▼
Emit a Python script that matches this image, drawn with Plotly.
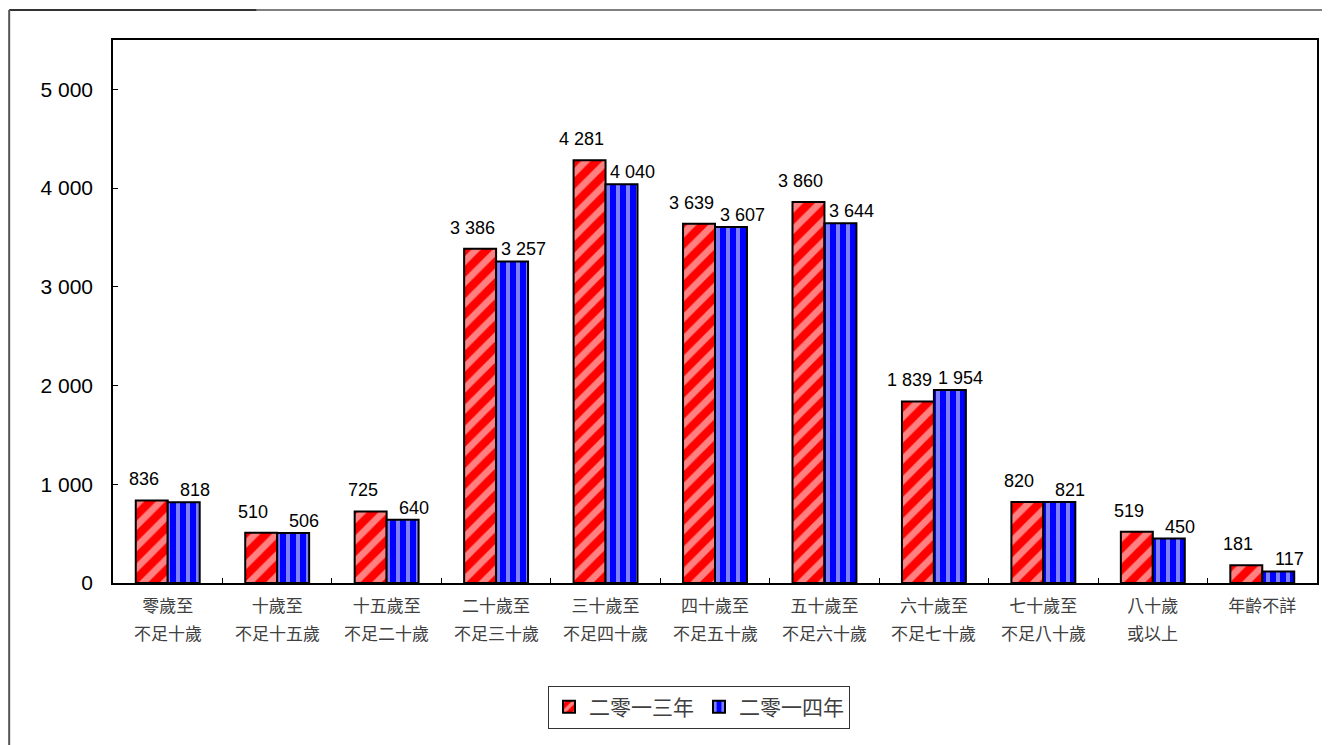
import plotly.graph_objects as go

line1 = ["零歲至", "十歲至", "十五歲至", "二十歲至", "三十歲至", "四十歲至", "五十歲至", "六十歲至",
         "七十歲至", "八十歲", "年齡不詳"]
line2 = ["不足十歲", "不足十五歲", "不足二十歲", "不足三十歲", "不足四十歲", "不足五十歲", "不足六十歲",
         "不足七十歲", "不足八十歲", "或以上", ""]
categories = [a + b for a, b in zip(line1, line2)]
series_names = ["二零一三年", "二零一四年"]
values_2013 = [836, 510, 725, 3386, 4281, 3639, 3860, 1839, 820, 519, 181]
values_2014 = [818, 506, 640, 3257, 4040, 3607, 3644, 1954, 821, 450, 117]
y_tickvals = [0, 1000, 2000, 3000, 4000, 5000]


def fmt(v):
    return f"{v:,}".replace(",", " ")


OFF = 8  # default page body margin
W, H = 1330 - OFF, 745 - OFF
L, T = 113 - OFF, 40 - OFF
R = 1330 - 1319
B = 745 - 583
pw, ph = W - L - R, H - T - B


def px_x(x):  # reference screen px -> paper
    return (x - OFF - L) / pw


def px_y(y):
    return (H - B - (y - OFF)) / ph


fig = go.Figure()
fig.add_trace(go.Bar(
    x=categories, y=values_2013, name=series_names[0],
    marker=dict(color="#FF0000", line=dict(color="black", width=2),
                pattern=dict(shape="/", fgcolor="white", bgcolor="#FF0000", size=15, solidity=0.45)),
))
fig.add_trace(go.Bar(
    x=categories, y=values_2014, name=series_names[1],
    marker=dict(color="#0000FF", line=dict(color="black", width=2),
                pattern=dict(shape="|", fgcolor="white", bgcolor="#0000FF", size=10, solidity=0.4)),
))

num_font = dict(family="Liberation Sans, Arial", size=18, color="black")
annotations = []
for c, v in zip(categories, values_2013):
    annotations.append(dict(x=c, y=v, text=fmt(v), showarrow=False, xref="x", yref="y",
                            xanchor="center", yanchor="bottom", xshift=-24, yshift=9, font=num_font))
for c, v in zip(categories, values_2014):
    annotations.append(dict(x=c, y=v, text=fmt(v), showarrow=False, xref="x", yref="y",
                            xanchor="center", yanchor="bottom", xshift=27, yshift=0, font=num_font))
for c, t in zip(categories, line2):
    if t:
        annotations.append(dict(x=c, y=px_y(632), text=t, showarrow=False, xref="x", yref="paper",
                                xanchor="center", yanchor="middle",
                                font=dict(family="Noto Sans CJK TC", size=17, color="#404040")))

shapes = [
    dict(type="line", xref="paper", yref="paper", x0=px_x(9), x1=px_x(257), y0=px_y(10), y1=px_y(10),
         line=dict(color="#333333", width=2)),
    dict(type="line", xref="paper", yref="paper", x0=px_x(257), x1=px_x(1330), y0=px_y(10), y1=px_y(10),
         line=dict(color="#808080", width=2)),
    dict(type="line", xref="paper", yref="paper", x0=px_x(9), x1=px_x(9), y0=px_y(10), y1=px_y(745),
         line=dict(color="#555555", width=2)),
]

fig.update_layout(
    width=W, height=H,
    margin=dict(l=L, r=R, t=T, b=B),
    paper_bgcolor="white", plot_bgcolor="white",
    barmode="group", bargap=0.416, bargroupgap=0,
    showlegend=True,
    legend=dict(orientation="h", x=px_x(700), y=px_y(707), xanchor="center", yanchor="middle",
                bordercolor="#333333", borderwidth=1, bgcolor="white",
                font=dict(family="Noto Sans CJK TC", size=21, color="#404040"),
                tracegroupgap=0),
    annotations=annotations,
    shapes=shapes,
    font=dict(family="Liberation Sans, Arial", color="black"),
)
fig.update_xaxes(
    type="category", showline=True, linecolor="black", linewidth=1.5, mirror=True,
    ticks="inside", tickson="boundaries", ticklen=5, tickcolor="black",
    tickvals=categories, ticktext=line1,
    tickfont=dict(family="Noto Sans CJK TC", size=17, color="#404040"),
    ticklabelstandoff=7, showgrid=False,
)
fig.update_yaxes(
    range=[0, 5500], tickvals=y_tickvals, ticktext=[fmt(v) for v in y_tickvals],
    showline=True, linecolor="black", linewidth=1.5, mirror=True,
    ticks="inside", ticklen=5, tickcolor="black", showgrid=False, zeroline=False,
    tickfont=dict(family="Liberation Sans, Arial", size=21, color="black"),
    ticklabelstandoff=14,
)

fig.write_html("out.html")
▲
* **WHAT TO WORK ON**: Your task is to repeat the material above exactly, without its pictures.

* **RESPONSE BELOW**:
Emit a Python script that matches this image, drawn with Plotly.
import plotly.graph_objects as go

line1 = ["零歲至", "十歲至", "十五歲至", "二十歲至", "三十歲至", "四十歲至", "五十歲至", "六十歲至",
         "七十歲至", "八十歲", "年齡不詳"]
line2 = ["不足十歲", "不足十五歲", "不足二十歲", "不足三十歲", "不足四十歲", "不足五十歲", "不足六十歲",
         "不足七十歲", "不足八十歲", "或以上", ""]
categories = [a + b for a, b in zip(line1, line2)]
series_names = ["二零一三年", "二零一四年"]
values_2013 = [836, 510, 725, 3386, 4281, 3639, 3860, 1839, 820, 519, 181]
values_2014 = [818, 506, 640, 3257, 4040, 3607, 3644, 1954, 821, 450, 117]
y_tickvals = [0, 1000, 2000, 3000, 4000, 5000]


def fmt(v):
    return f"{v:,}".replace(",", " ")


OFF = 8  # default page body margin
W, H = 1330 - OFF, 745 - OFF
L, T = 113 - OFF, 40 - OFF
R = 1330 - 1319
B = 745 - 583
pw, ph = W - L - R, H - T - B


def px_x(x):  # reference screen px -> paper
    return (x - OFF - L) / pw


def px_y(y):
    return (H - B - (y - OFF)) / ph


fig = go.Figure()
fig.add_trace(go.Bar(
    x=categories, y=values_2013, name=series_names[0],
    marker=dict(color="#FF0000", line=dict(color="black", width=2),
                pattern=dict(shape="/", fgcolor="white", bgcolor="#FF0000", size=15, solidity=0.45)),
))
fig.add_trace(go.Bar(
    x=categories, y=values_2014, name=series_names[1],
    marker=dict(color="#0000FF", line=dict(color="black", width=2),
                pattern=dict(shape="|", fgcolor="white", bgcolor="#0000FF", size=10, solidity=0.4)),
))

num_font = dict(family="Liberation Sans, Arial", size=18, color="black")
annotations = []
for c, v in zip(categories, values_2013):
    annotations.append(dict(x=c, y=v, text=fmt(v), showarrow=False, xref="x", yref="y",
                            xanchor="center", yanchor="bottom", xshift=-24, yshift=9, font=num_font))
for c, v in zip(categories, values_2014):
    annotations.append(dict(x=c, y=v, text=fmt(v), showarrow=False, xref="x", yref="y",
                            xanchor="center", yanchor="bottom", xshift=27, yshift=0, font=num_font))
for c, t in zip(categories, line2):
    if t:
        annotations.append(dict(x=c, y=px_y(632), text=t, showarrow=False, xref="x", yref="paper",
                                xanchor="center", yanchor="middle",
                                font=dict(family="Noto Sans CJK TC", size=17, color="#404040")))

shapes = [
    dict(type="line", xref="paper", yref="paper", x0=px_x(9), x1=px_x(257), y0=px_y(10), y1=px_y(10),
         line=dict(color="#333333", width=2)),
    dict(type="line", xref="paper", yref="paper", x0=px_x(257), x1=px_x(1330), y0=px_y(10), y1=px_y(10),
         line=dict(color="#808080", width=2)),
    dict(type="line", xref="paper", yref="paper", x0=px_x(9), x1=px_x(9), y0=px_y(10), y1=px_y(745),
         line=dict(color="#555555", width=2)),
]

fig.update_layout(
    width=W, height=H,
    margin=dict(l=L, r=R, t=T, b=B),
    paper_bgcolor="white", plot_bgcolor="white",
    barmode="group", bargap=0.416, bargroupgap=0,
    showlegend=True,
    legend=dict(orientation="h", x=px_x(700), y=px_y(707), xanchor="center", yanchor="middle",
                bordercolor="#333333", borderwidth=1, bgcolor="white",
                font=dict(family="Noto Sans CJK TC", size=21, color="#404040"),
                tracegroupgap=0),
    annotations=annotations,
    shapes=shapes,
    font=dict(family="Liberation Sans, Arial", color="black"),
)
fig.update_xaxes(
    type="category", showline=True, linecolor="black", linewidth=1.5, mirror=True,
    ticks="inside", tickson="boundaries", ticklen=5, tickcolor="black",
    tickvals=categories, ticktext=line1,
    tickfont=dict(family="Noto Sans CJK TC", size=17, color="#404040"),
    ticklabelstandoff=7, showgrid=False,
)
fig.update_yaxes(
    range=[0, 5500], tickvals=y_tickvals, ticktext=[fmt(v) for v in y_tickvals],
    showline=True, linecolor="black", linewidth=1.5, mirror=True,
    ticks="inside", ticklen=5, tickcolor="black", showgrid=False, zeroline=False,
    tickfont=dict(family="Liberation Sans, Arial", size=21, color="black"),
    ticklabelstandoff=14,
)

fig.write_html("out.html")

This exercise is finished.